WASHINGTON, D.C. — President Barack Obama’s proposed mix of tax increases and spending cuts would reduce future budget deficits more quickly than under current laws, according to a report issued Friday that could rekindle the dormant budget wars in Washington.
The outlook from the nonpartisan Congressional Budget Office comes as the government is set to reach its debt limit on Saturday, forcing the White House and Congress back to the negotiating table to work out a long-term budget plan that raises taxes, cuts spending — or some combination of the two.
Already, Washington is on track to have a substantially lower deficit — $642 billion — this fiscal year than experts had expected, the budget office reported earlier this week.
After years of $1 trillion shortfalls, it would be the lowest deficit since Obama took office in 2009 at the start of a deep recession.
Now the budget office, which is considered the official arbiter in fiscal debates, projects that Obama’s proposed spending plan would cut deficits by $1.1 trillion over the next decade.
Obama’s plan would produce slightly higher deficits this year and next, but then they would shrink rapidly by 2023, according to the report.
To be sure, some of the benefit comes from measures that will be disputed by administration critics in Congress, including budget savings as the Pentagon’s role in Afghanistan comes to an end next year. The calculations also don’t include emergency funding for disaster relief, which invariably is required.
At the same time, Obama’s Democratic allies have been highly critical of his proposals to trim monthly benefits of Social Security recipients and other government beneficiaries by reducing annual cost-of-living adjustments.
But the president’s budget proposal, which reflects his last offer in failed talks last year with House Speaker John A. Boehner, R-Ohio, would achieve many of its aims.
The president would replace the $1 trillion across-the-board mandatory budget cuts known as the sequester, which began March 1, with other proposals.
They include the president’s plan to cap income tax deductions at 28 percent for top earners, couples who earn more than $250,000 a year. That would raise $493 billion over the decade.
The lower cost-of-living adjustment would bring in $233 billion over the decade — partly by trimming benefits, but also by adding revenues by pushing more taxpayers into higher brackets.
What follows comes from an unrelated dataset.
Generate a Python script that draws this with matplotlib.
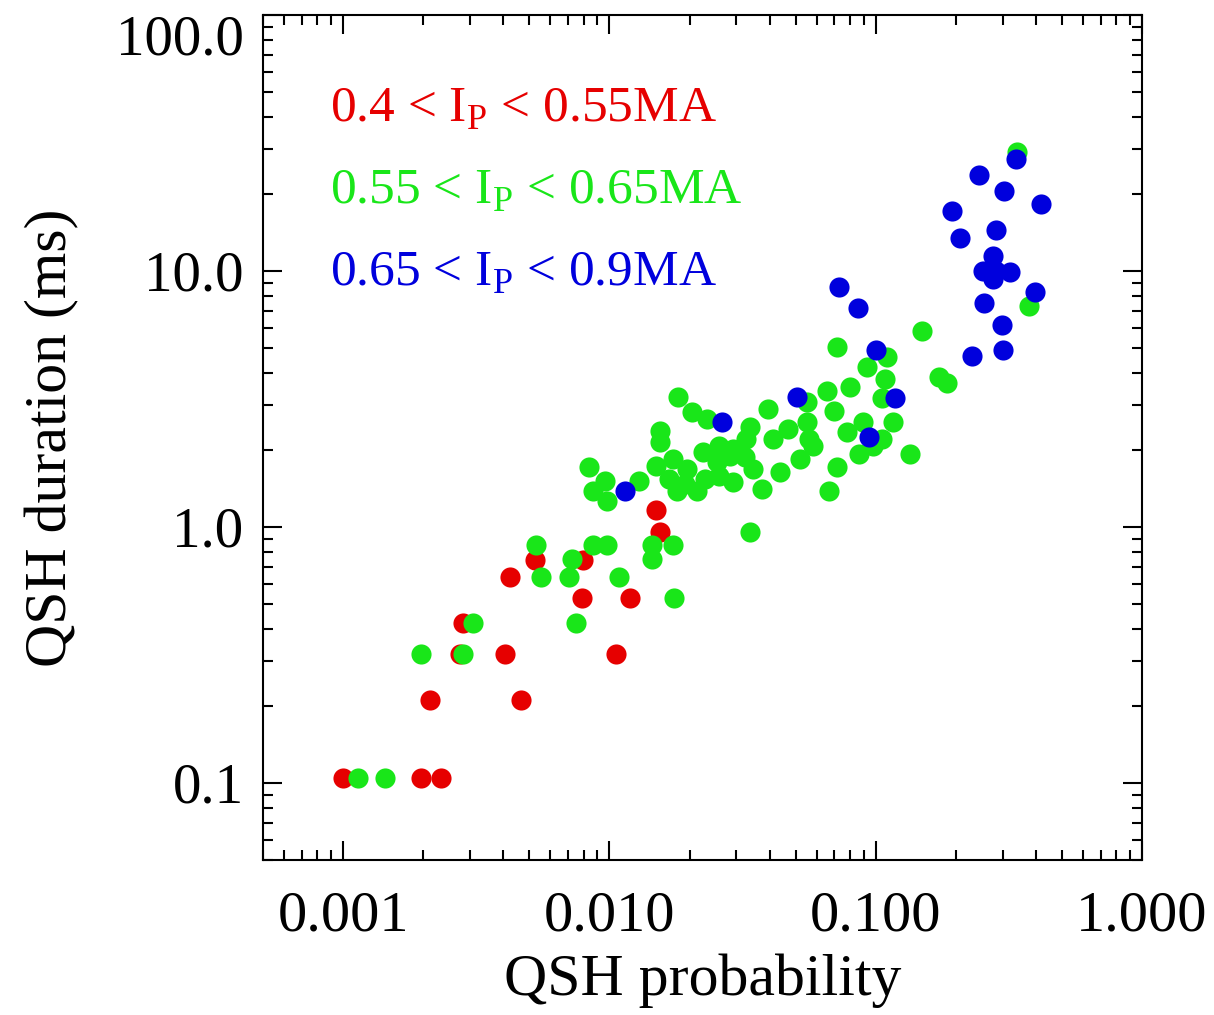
import numpy as np
import matplotlib
matplotlib.use("Agg")
import matplotlib.pyplot as plt
import matplotlib.transforms as mtransforms
from matplotlib.ticker import FixedLocator, FormatStrFormatter, LogLocator, NullFormatter

plt.rcParams['font.family'] = ['Liberation Serif', 'DejaVu Serif']
plt.rcParams['mathtext.fontset'] = 'custom'
plt.rcParams['mathtext.rm'] = 'Liberation Serif'

# 0.4 < Ip < 0.55 MA
red_prob = [0.00100, 0.00196, 0.00233, 0.00212, 0.00275, 0.00282, 0.00406, 0.00466,
            0.0106, 0.00423, 0.00525, 0.00789, 0.00795, 0.0119, 0.0150, 0.0155]
red_dur = [0.105, 0.105, 0.105, 0.21, 0.32, 0.42, 0.32, 0.21,
           0.32, 0.64, 0.74, 0.53, 0.74, 0.53, 1.17, 0.96]

# 0.55 < Ip < 0.65 MA
green_prob = [0.00114, 0.00144, 0.00196, 0.00282, 0.00308, 0.00749, 0.00553, 0.00705,
              0.0109, 0.0175, 0.00529, 0.00722, 0.0087, 0.0098, 0.0144, 0.0144,
              0.0173, 0.0337,
              0.0084, 0.0096, 0.0087, 0.0098, 0.0129, 0.0155, 0.0155, 0.0150,
              0.0173, 0.0168, 0.0195, 0.0179, 0.0213, 0.0224, 0.0253, 0.0259,
              0.0291, 0.0291, 0.0345, 0.0327, 0.0181, 0.0204, 0.0232, 0.0337,
              0.0394, 0.0411, 0.0467, 0.0551, 0.0551, 0.0657, 0.080, 0.070,
              0.0564, 0.058, 0.0518, 0.0437, 0.0375, 0.0322, 0.0895, 0.0781,
              0.106, 0.116, 0.0869, 0.098, 0.134, 0.0716, 0.067, 0.0713,
              0.110, 0.093, 0.108, 0.106, 0.149, 0.173, 0.186, 0.378,
              0.34, 0.0259, 0.0284, 0.0228, 0.0192]
green_dur = [0.105, 0.105, 0.32, 0.32, 0.42, 0.42, 0.64, 0.64,
             0.64, 0.53, 0.85, 0.75, 0.85, 0.85, 0.85, 0.75,
             0.85, 0.96,
             1.71, 1.51, 1.38, 1.26, 1.51, 2.37, 2.14, 1.73,
             1.84, 1.54, 1.68, 1.38, 1.38, 1.96, 1.79, 1.58,
             1.50, 2.02, 1.68, 2.20, 3.21, 2.81, 2.63, 2.45,
             2.88, 2.20, 2.41, 2.57, 3.07, 3.39, 3.51, 2.83,
             2.20, 2.07, 1.84, 1.64, 1.41, 1.87, 2.57, 2.35,
             2.20, 2.57, 1.93, 2.07, 1.93, 1.71, 1.38, 5.04,
             4.60, 4.20, 3.77, 3.18, 5.81, 3.84, 3.65, 7.27,
             29.2, 2.07, 1.89, 1.54, 1.47]

# 0.65 < Ip < 0.9 MA
blue_prob = [0.0114, 0.0264, 0.0506, 0.0942, 0.118, 0.100, 0.0856, 0.0730,
             0.229, 0.300, 0.297, 0.256, 0.398, 0.275, 0.252, 0.284,
             0.318, 0.275, 0.284, 0.207, 0.193, 0.416, 0.302, 0.244, 0.335]
blue_dur = [1.38, 2.57, 3.21, 2.24, 3.18, 4.90, 7.19, 8.65,
            4.64, 4.90, 6.15, 7.47, 8.3, 9.3, 9.96, 9.96,
            9.9, 11.4, 14.4, 13.4, 17.2, 18.3, 20.6, 23.7, 27.5]

labels = [r'0.4 < I$_\mathrm{P}$ < 0.55MA',
          r'0.55 < I$_\mathrm{P}$ < 0.65MA',
          r'0.65 < I$_\mathrm{P}$ < 0.9MA']
colors = ['#e60000', '#19e619', '#0000dd']

fig = plt.figure(figsize=(12.14, 10.15), dpi=100)
ax = fig.add_axes([0.2166, 0.1527, 0.7241, 0.8325])

s = 210
ax.scatter(red_prob, red_dur, s=s, color=colors[0], linewidths=0, zorder=3)
ax.scatter(green_prob, green_dur, s=s, color=colors[1], linewidths=0, zorder=4)
ax.scatter(blue_prob, blue_dur, s=s, color=colors[2], linewidths=0, zorder=5)

ax.set_xscale('log')
ax.set_yscale('log')
ax.set_xlim(0.0005, 1.0)
ax.set_ylim(0.05, 100)

ax.xaxis.set_major_locator(FixedLocator([0.001, 0.01, 0.1, 1.0]))
ax.xaxis.set_major_formatter(FormatStrFormatter('%.3f'))
ax.yaxis.set_major_locator(FixedLocator([0.1, 1.0, 10.0, 100.0]))
ax.yaxis.set_major_formatter(FormatStrFormatter('%.1f'))
ax.xaxis.set_minor_locator(LogLocator(base=10, subs=np.arange(2, 10)))
ax.yaxis.set_minor_locator(LogLocator(base=10, subs=np.arange(2, 10)))
ax.xaxis.set_minor_formatter(NullFormatter())
ax.yaxis.set_minor_formatter(NullFormatter())

ax.tick_params(which='both', direction='in', top=True, right=True, width=1.5)
ax.tick_params(which='major', length=14)
ax.tick_params(which='minor', length=7)
ax.tick_params(axis='x', which='major', labelsize=42, pad=22)
ax.tick_params(axis='y', which='major', labelsize=41, pad=14)
for sp in ax.spines.values():
    sp.set_linewidth(1.5)

# keep the top y label inside the figure, as in the original
fig.canvas.draw()
shift = mtransforms.ScaledTranslation(0, -14 / 72, fig.dpi_scale_trans)
top_lab = ax.yaxis.get_majorticklabels()[-1]
top_lab.set_transform(top_lab.get_transform() + shift)

ax.set_xlabel('QSH probability', fontsize=43, labelpad=8)
ax.set_ylabel('QSH duration (ms)', fontsize=43, labelpad=26)

for i, (lab, c) in enumerate(zip(labels, colors)):
    ax.text(0.076, 0.874 - i * 0.097, lab, color=c, fontsize=37,
            transform=ax.transAxes, va='baseline', ha='left')

fig.savefig('out.png', dpi=100)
The budget office wrote that reversing the sequester cuts as the president proposed “would be more than offset by other proposals that would reduce projected deficits.”
In the long run, the nation still faces a looming budget imbalance, driven by the increased costs of an aging population.
In the divided Congress, the president’s budget proposals have virtually no chance of becoming law.
The House, where Republicans are the majority, has approved a plan proposed by Rep. Paul D. Ryan, R-Wis., the former vice presidential nominee, that would bring the budget to balance in a decade by cutting Medicare and other entitlement programs, lowering tax rates and reducing spending.
The Democratic budget approved in the Senate comes closer to Obama’s proposal but does not cut deficits as much.
Once the debt limit is reached on Saturday, the Treasury Department has said it could take measures to continue paying the bills for some time. But eventually, Congress will be asked to raise the borrowing limit or the nation would risk defaulting on its already accrued obligations.
That prospect is expected to push both the administration and Congress back into budget talks this summer and fall.